Still, you gotta admire the effort (and money) spent on the Haddens' MySpace pages. Way past what this webmaster is capable of, these are major-league obliterations of the lame MySpace code performed, my guess, by serious, expensive crews who do film and recording industry (and, possibly porno) sites. My one small whine about it is, in all of the flash-bang of this work, with all of the time and effort invested, there's not one place where a visitor can be introduced to Christ. Maybe, when you're building your big, expensive promo site that makes you look like an action hero, allow for some conspicuous area of the site to be devoted to telling people not who Deitrick Hadden is, but Who Jesus is. Beyond that, this is really hard work, a real investment, and certainly worth a visit. MySpace, however, needs to do something about their ad-matching. They've loaded some kind of dating service for interracial couples atop Damita's MS page, with an image of a couple apparently engaging in sex. Which may make my point for me.

Spensha Baker

Teen sensation Spensha Baker's major asset is her youth, the unexpected and perhaps unfathomable sound coming out of her. I'm not wild about the CD cover where she's a bit too tarted-up for me, reminding me of those awful kid beauty pageants), but her chops are unmistakable. The down side is: it remains to be seen whether this young talent will grow into a young artist, if her gifts are more than skin deep (remember Stacy Lattisaw? Actually, she owns the Maryland studio where Deitrick Haddon recorded and she's prepping her first Gospel release, so *smack-down* take that). A lot of kids sound great as kids, but take away the fact she's only fifteen years old, and you have a fabulous singer in a field jammed full of fabulous singers. Her age, right now, is her gimmick, and the clock is running. Spensha's cover of The Clark Sister's Hallelujah is certainly interesting, but I really, really, really, really, really, no kidding, now, really hate the tacked-on horn section.
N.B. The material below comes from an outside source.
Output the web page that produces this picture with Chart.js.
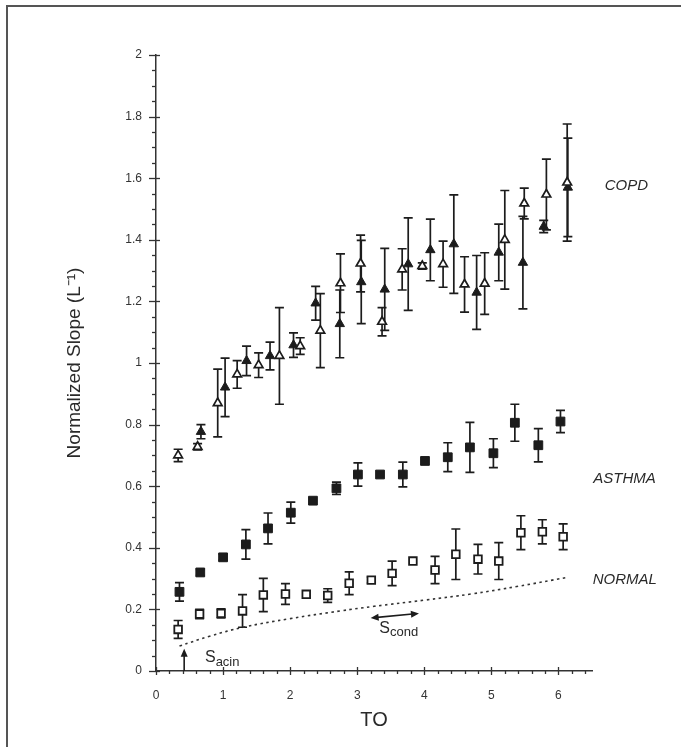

Gospel artists and A&R folk: please, enough already with the horn sections. I have no idea what our fascination with horn sections is, but, please. Beyond that, I really wish she hadn't covered Sounds Of Blackness' seminal work Optimistic. It's one of those third-rail songs because, unless you completely blow my mind, you fail. Jimmy Jam and Terry Lewis' Optimistic is a vaulted classic, one Spensha may not have even known about, so we have to beat up Warryn Campbell for that one. Beyond that, a grab-bag of tunes that don't quite add up, artistically, to an "album," but most people don't make albums anymore—they slap a bunch of tunes together in seemingly arbitrary ways and call it an album. It's not. An album tells a story, from the first cut to the final track. Outloud! is a pleasant enough distraction, not in any sense a bad CD, but take away the fact the singer is a young teen and it's all boilerplate: a great singer with a mixed bag of contemporary Gospel music. Oh, and the horn section.

Martha Munizzi

Martha Munizzi, meanwhile, uses The Dreaded Horn Section to her advantage, a white sister doing the black thing and doing it better than a lot of black groups. The praise and worship in Munizzi's Change The World is palpable, resonating warmth and sincerity and compassion—things frequently missing from a lot of these releases. But Munizzi has the opposite problem to Spensha: her gimmick is she's a white sister doing black music. Which can ratchet up resentment among the family, as many of us feel this music is one of the few things we have that is uniquely ours. Munizzi does not come across as an opportunist, she's no Pat Boone ripping off Little Richard: she's writing most of this stuff, and writing it well in the Fred Hammond-Paul Morton vein. World sounds an awful lot like Morton—Chicago Mass, etc., only, instead of sounding churned out from the donut factory, Change sounds fresh and vibrant. Even The Dreaded Horn Section is made to behave. Change sounds like the record most of these black choirs have been trying to make.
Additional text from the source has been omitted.